Sadly, before Cooke was convicted, two false convictions were made:
Beamish, Button, and crusading journalist Estelle Blackburn after Beamish's acquittal in 2005 |
- Darryl Beamish, a deaf mute, was convicted in December, 1961, of murdering Jillian Macpherson Brewer, a Melbourne heiress. Despite Cooke's confession in 1963, Beamish served 15 years. (The Chief Justice of Western Australia refused to believe Cooke's confession because he was a "villainous unscrupulous liar.") After Button was released, though, in 2005, Beamish was finally acquitted.
- John Button was convicted of manslaughter in 1963 of the death of his girlfriend, Rosemary Anderson (one of Cooke's first hit and run victims). Button's bad stutter led the police to believe that he was deliberately concealing his guilt, and they coerced a confession out of him. Again, despite Cooke's confession later that year, Button's appeal was denied. In fact, Button's appeals were continually denied until 2002, when the Court of Criminal Appeal finally quashed his conviction. Sadly, Ms. Anderson's family continued to believe that he was guilty, and when they finally accepted that he didn't run her down, they held him responsible for her death because he was her escort the night that it happened, and he should have seen her home safely. Button is currently the head of the Western Australia Innocence Project.

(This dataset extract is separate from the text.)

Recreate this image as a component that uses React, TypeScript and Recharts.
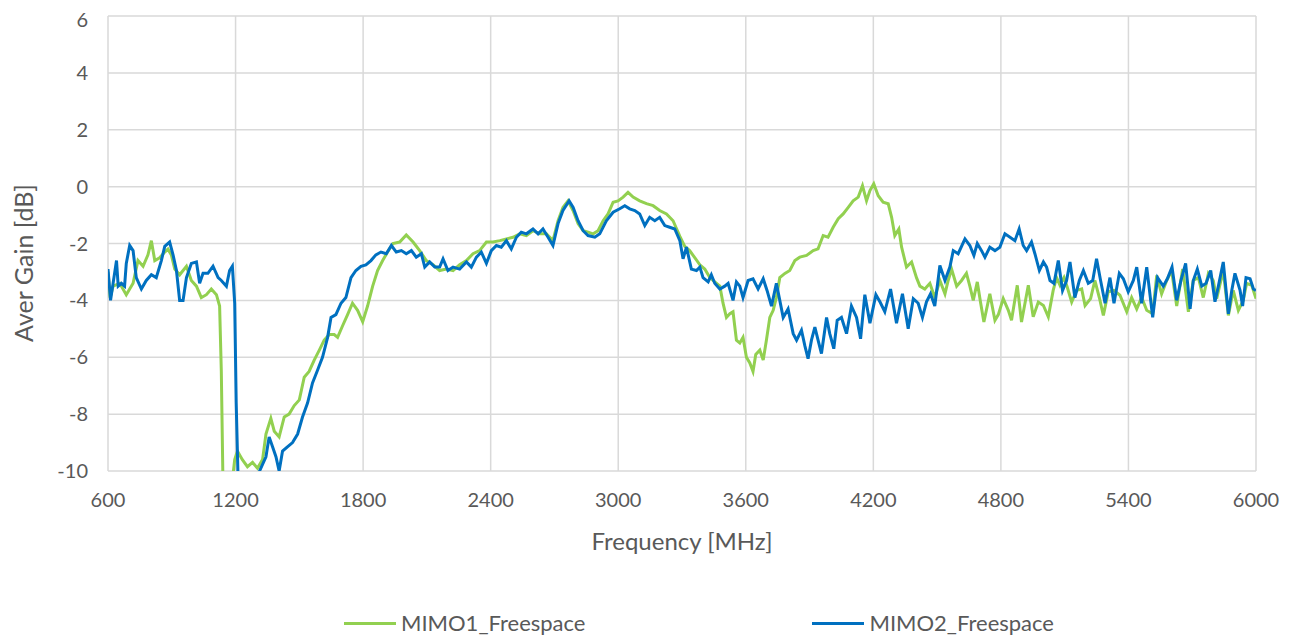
import { LineChart, Line, XAxis, YAxis, CartesianGrid, Legend } from 'recharts';

// MIMO1_Freespace (green)
const mimo1Freq = [
  600, 610, 624, 655, 686, 718, 741, 765, 788, 804, 820, 843, 867, 882, 898, 914, 937, 969, 992, 1016,
  1039, 1063, 1086, 1110, 1125, 1133, 1140, 1146, 1184, 1190, 1196, 1209, 1232, 1256, 1280, 1303, 1327, 1343, 1366, 1382,
  1405, 1429, 1452, 1476, 1500, 1523, 1546, 1570, 1594, 1617, 1641, 1664, 1680, 1703, 1727, 1750, 1774, 1798, 1821, 1845,
  1868, 1892, 1915, 1940, 1972, 2003, 2035, 2066, 2097, 2129, 2160, 2191, 2223, 2254, 2286, 2317, 2348, 2380, 2411, 2443,
  2474, 2505, 2537, 2568, 2599, 2631, 2662, 2693, 2717, 2740, 2764, 2788, 2811, 2835, 2858, 2882, 2905, 2929, 2952, 2976,
  2999, 3023, 3046, 3070, 3101, 3133, 3164, 3195, 3227, 3258, 3290, 3313, 3336, 3360, 3384, 3407, 3431, 3454, 3478, 3493,
  3509, 3525, 3540, 3556, 3572, 3587, 3603, 3619, 3634, 3647, 3666, 3682, 3697, 3713, 3729, 3744, 3760, 3784, 3807, 3831,
  3854, 3886, 3917, 3940, 3964, 3987, 4011, 4035, 4058, 4082, 4105, 4129, 4149, 4168, 4184, 4202, 4223, 4246, 4270, 4286,
  4301, 4320, 4333, 4356, 4380, 4403, 4419, 4442, 4466, 4489, 4513, 4537, 4552, 4568, 4592, 4615, 4638, 4654, 4670, 4689,
  4705, 4720, 4748, 4772, 4788, 4811, 4835, 4850, 4877, 4897, 4929, 4952, 4976, 5000, 5023, 5046, 5062, 5078, 5097, 5112,
  5133, 5156, 5180, 5196, 5222, 5242, 5263, 5282, 5305, 5332, 5360, 5392, 5415, 5439, 5462, 5486, 5514, 5533, 5556, 5580,
  5603, 5627, 5655, 5682, 5705, 5729, 5752, 5776, 5799, 5815, 5846, 5870, 5893, 5917, 5940, 5956, 5980, 6000,
];
const mimo1Gain = [
  -3.0, -3.9, -3.5, -3.4, -3.8, -3.4, -2.6, -2.8, -2.4, -1.9, -2.6, -2.5, -2.3, -2.2, -2.4, -2.9, -3.1, -2.8, -3.3, -3.5,
  -3.9, -3.8, -3.6, -3.8, -4.2, -6.5, -10, -14, -14, -10, -9.6, -9.3, -9.6, -9.85, -9.7, -9.9, -9.6, -8.7, -8.15, -8.6,
  -8.8, -8.1, -8.0, -7.7, -7.5, -6.7, -6.5, -6.1, -5.75, -5.4, -5.2, -5.2, -5.3, -4.9, -4.5, -4.1, -4.35, -4.75, -4.2, -3.5,
  -2.95, -2.6, -2.3, -2.0, -1.95, -1.7, -1.95, -2.25, -2.6, -2.75, -2.95, -2.9, -2.95, -2.75, -2.6, -2.36, -2.25, -1.95, -1.95, -1.9,
  -1.84, -1.78, -1.66, -1.72, -1.55, -1.66, -1.66, -1.9, -1.2, -0.73, -0.5, -0.85, -1.3, -1.55, -1.6, -1.66, -1.55, -1.2, -0.96, -0.55,
  -0.5, -0.37, -0.2, -0.37, -0.5, -0.6, -0.67, -0.84, -0.96, -1.2, -1.75, -2.1, -2.25, -2.5, -2.75, -2.9, -3.2, -3.35, -3.5, -4.1,
  -4.6, -4.47, -4.4, -5.4, -5.5, -5.3, -6.0, -6.2, -6.5, -5.9, -5.75, -6.1, -5.4, -4.6, -4.35, -3.9, -3.2, -3.05, -2.95, -2.6,
  -2.48, -2.42, -2.25, -2.19, -1.72, -1.78, -1.43, -1.13, -0.96, -0.73, -0.5, -0.37, 0.03, -0.5, -0.14, 0.1, -0.32, -0.55, -0.6, -1.08,
  -1.72, -1.49, -2.13, -2.83, -2.65, -3.2, -3.5, -3.6, -3.4, -3.9, -3.3, -3.77, -3.3, -2.9, -3.5, -3.3, -3.05, -3.5, -4.0, -3.35,
  -4.1, -4.76, -3.77, -4.7, -4.5, -3.94, -4.35, -4.7, -3.47, -4.76, -3.47, -4.58, -4.06, -4.18, -4.58, -3.65, -3.2, -3.47, -3.2, -3.53,
  -4.06, -3.65, -3.6, -4.18, -3.94, -3.3, -3.9, -4.53, -3.7, -3.65, -3.82, -4.4, -3.9, -4.3, -3.9, -4.35, -4.47, -3.12, -3.77, -3.3,
  -2.95, -4.2, -2.9, -4.4, -3.3, -3.2, -3.9, -3.05, -3.3, -3.94, -2.95, -4.53, -3.65, -4.35, -4.0, -3.4, -3.47, -3.94,
];

// MIMO2_Freespace (blue)
const mimo2Freq = [
  600, 612, 624, 640, 648, 663, 678, 686, 702, 718, 733, 757, 780, 804, 827, 851, 867, 890, 906, 922,
  937, 953, 969, 992, 1016, 1031, 1047, 1070, 1094, 1118, 1133, 1157, 1172, 1185, 1196, 1203, 1211, 1216, 1308, 1313,
  1343, 1358, 1374, 1390, 1405, 1421, 1444, 1468, 1492, 1515, 1539, 1562, 1586, 1609, 1633, 1649, 1672, 1696, 1719, 1743,
  1766, 1790, 1813, 1837, 1860, 1884, 1909, 1933, 1956, 1980, 2003, 2027, 2050, 2074, 2090, 2113, 2137, 2160, 2176, 2199,
  2223, 2254, 2286, 2309, 2333, 2356, 2380, 2403, 2427, 2450, 2474, 2497, 2521, 2544, 2568, 2599, 2623, 2646, 2670, 2693,
  2717, 2740, 2769, 2788, 2811, 2835, 2858, 2890, 2913, 2944, 2976, 3007, 3031, 3054, 3078, 3101, 3125, 3148, 3172, 3195,
  3219, 3242, 3266, 3290, 3305, 3321, 3344, 3368, 3384, 3399, 3423, 3438, 3454, 3478, 3501, 3517, 3540, 3556, 3572, 3587,
  3611, 3634, 3658, 3682, 3700, 3721, 3744, 3760, 3776, 3799, 3823, 3839, 3862, 3878, 3893, 3909, 3925, 3940, 3956, 3980,
  3995, 4014, 4030, 4050, 4074, 4097, 4121, 4140, 4160, 4184, 4212, 4231, 4254, 4281, 4309, 4337, 4364, 4388, 4411, 4431,
  4450, 4469, 4489, 4513, 4537, 4560, 4576, 4599, 4631, 4654, 4673, 4689, 4709, 4725, 4748, 4772, 4795, 4819, 4843, 4866,
  4886, 4905, 4921, 4944, 4960, 4981, 5000, 5015, 5031, 5050, 5070, 5090, 5109, 5125, 5148, 5169, 5188, 5211, 5232, 5250,
  5269, 5290, 5313, 5332, 5357, 5376, 5399, 5423, 5439, 5462, 5486, 5514, 5537, 5564, 5583, 5605, 5627, 5647, 5669, 5690,
  5705, 5724, 5745, 5765, 5787, 5807, 5823, 5846, 5870, 5886, 5901, 5925, 5937, 5953, 5972, 5988, 6000,
];
const mimo2Gain = [
  -2.9, -4.0, -3.4, -2.6, -3.5, -3.4, -3.5, -2.7, -2.07, -2.25, -3.2, -3.6, -3.3, -3.1, -3.2, -2.6, -2.1, -1.95, -2.4, -2.95,
  -4.0, -4.0, -3.2, -2.7, -2.65, -3.4, -3.05, -3.05, -2.8, -3.2, -3.3, -3.5, -2.95, -2.8, -4.1, -7.6, -10, -14, -14, -10,
  -9.5, -8.8, -9.15, -9.5, -10, -9.3, -9.15, -9.0, -8.7, -8.1, -7.6, -6.9, -6.45, -6.0, -5.3, -4.6, -4.5, -4.1, -3.9, -3.2,
  -2.95, -2.8, -2.75, -2.6, -2.4, -2.3, -2.36, -2.07, -2.3, -2.25, -2.36, -2.25, -2.48, -2.36, -2.83, -2.65, -2.83, -2.83, -2.54, -2.95,
  -2.83, -2.9, -2.65, -2.83, -2.48, -2.3, -2.7, -2.25, -2.07, -2.13, -1.9, -2.19, -1.78, -1.6, -1.66, -1.49, -1.66, -1.49, -1.78, -2.07,
  -1.3, -0.84, -0.5, -0.73, -1.2, -1.55, -1.72, -1.78, -1.66, -1.2, -0.9, -0.78, -0.67, -0.78, -0.84, -0.96, -1.37, -1.08, -1.2, -1.08,
  -1.37, -1.43, -1.49, -1.9, -2.54, -2.13, -2.9, -2.95, -2.83, -3.2, -3.35, -3.1, -3.4, -3.6, -3.5, -3.4, -4.0, -3.35, -3.5, -3.9,
  -3.3, -3.24, -3.6, -3.24, -3.65, -4.2, -3.4, -4.0, -4.6, -4.3, -5.17, -5.4, -5.05, -5.6, -6.05, -5.4, -4.94, -5.4, -5.87, -4.6,
  -5.17, -5.7, -4.7, -4.6, -5.17, -4.2, -4.6, -5.35, -3.8, -4.8, -3.8, -4.05, -4.4, -3.6, -4.8, -3.77, -5.0, -3.94, -4.1, -4.6,
  -4.05, -3.77, -4.2, -2.77, -3.3, -2.83, -2.25, -2.36, -1.84, -2.07, -2.42, -2.0, -2.25, -2.48, -2.13, -2.25, -2.13, -1.66, -1.78, -1.9,
  -1.49, -2.07, -2.25, -1.95, -2.36, -2.95, -2.65, -2.83, -3.3, -3.4, -2.6, -3.65, -3.3, -2.65, -3.9, -3.3, -2.95, -3.4, -3.3, -2.54,
  -3.3, -4.1, -3.2, -4.1, -3.05, -3.24, -3.7, -3.3, -2.83, -4.1, -2.83, -4.6, -3.2, -3.5, -3.24, -2.83, -4.0, -3.3, -2.7, -4.3,
  -3.3, -2.9, -3.5, -3.4, -2.95, -4.05, -3.5, -2.65, -4.47, -3.65, -3.05, -3.65, -4.2, -3.2, -3.24, -3.6, -3.65,
];

const xTicks = [600, 1200, 1800, 2400, 3000, 3600, 4200, 4800, 5400, 6000];
const yTicks = [-10, -8, -6, -4, -2, 0, 2, 4, 6];

const seriesNames = ['MIMO1_Freespace', 'MIMO2_Freespace'];
const seriesColors = ['#92D050', '#0070C0'];

const mimo1Data = mimo1Freq.map((f, i) => ({ f, g: mimo1Gain[i] }));
const mimo2Data = mimo2Freq.map((f, i) => ({ f, g: mimo2Gain[i] }));

const FONT = 'Lato, "Noto Sans", sans-serif';
const TEXT = '#595959';

function LegendBox() {
  return (
    <div style={{ display: 'flex', fontFamily: FONT, fontSize: 22, color: TEXT, gap: 227, lineHeight: '26px' }}>
      {seriesNames.map((name, i) => (
        <div key={name} style={{ display: 'flex', alignItems: 'center' }}>
          <span style={{ display: 'inline-block', width: 52, height: 3, background: seriesColors[i], marginRight: 5 }} />
          <span>{name}</span>
        </div>
      ))}
    </div>
  );
}

// rotated y-axis title, centred where the reference puts it
function YTitle() {
  return (
    <text
      x={15}
      y={255}
      transform="rotate(-90 15 255)"
      textAnchor="middle"
      dominantBaseline="central"
      fill={TEXT}
      fontSize={25}
      fontFamily={FONT}
    >
      Aver Gain [dB]
    </text>
  );
}

export default function App() {
  return (
    <div style={{ width: 1278, height: 631 }}>
      <LineChart width={1278} height={631} margin={{ top: 8, right: 30, bottom: 108, left: 0 }}>
        <CartesianGrid stroke="#d9d9d9" strokeWidth={1.5} />
        <XAxis
          dataKey="f"
          type="number"
          domain={[600, 6000]}
          ticks={xTicks}
          allowDataOverflow
          axisLine={false}
          tickLine={false}
          tickMargin={16}
          height={60}
          tick={{ fill: TEXT, fontSize: 20, fontFamily: FONT }}
          label={{ value: 'Frequency [MHz]', position: 'insideTop', offset: 62, fill: TEXT, fontSize: 24, fontFamily: FONT }}
        />
        <YAxis
          type="number"
          domain={[-10, 6]}
          ticks={yTicks}
          allowDataOverflow
          axisLine={false}
          tickLine={false}
          tickMargin={14}
          width={100}
          tick={{ fill: TEXT, fontSize: 20, fontFamily: FONT }}
          label={{ content: () => <YTitle /> }}
        />
        <Legend
          layout="horizontal"
          align="center"
          verticalAlign="middle"
          wrapperStyle={{ left: 336, top: 602, width: 800 }}
          content={() => <LegendBox />}
        />
        <Line
          data={mimo1Data}
          dataKey="g"
          name={seriesNames[0]}
          type="linear"
          stroke={seriesColors[0]}
          strokeWidth={3}
          dot={false}
          isAnimationActive={false}
        />
        <Line
          data={mimo2Data}
          dataKey="g"
          name={seriesNames[1]}
          type="linear"
          stroke={seriesColors[1]}
          strokeWidth={3}
          dot={false}
          isAnimationActive={false}
        />
      </LineChart>
    </div>
  );
}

None of this shows up in the miniseries, but in the book, after Rose Pickles (Sam and Dolly's oldest) marries Quick Lamb (Oriel and Lester's oldest), Quick becomes a police officer, one of many assigned to try to catch the Nedlands Monster. You can see "the murderer" as a symbol of another way of life, or a way to add to the tension, or as another example of the haunting of the world, the way Cloudstreet is haunted: take your pick. But he's all over Part IX: he even shows up at the Cloudstreet house at one point, (looking for who?) but is chased off by the talking pig while the Aboriginal (sporadic visitor and prophet) watches approvingly. And his eventual capture is another turning of the "shifty shadow", this time to good luck.
I don't know why they cut Cooke out of the miniseries. (It's still worth seeing, even without him.) Maybe they thought that no one in Australia wanted to see it. And I know there's never enough time in a movie or miniseries for everything that's in the book. But still. The novel was published in 1991, the miniseries made in 2010, and I would swear that if it had been made in America, they'd have left that serial killer in. Can you think of any American miniseries where the serial killer got left out?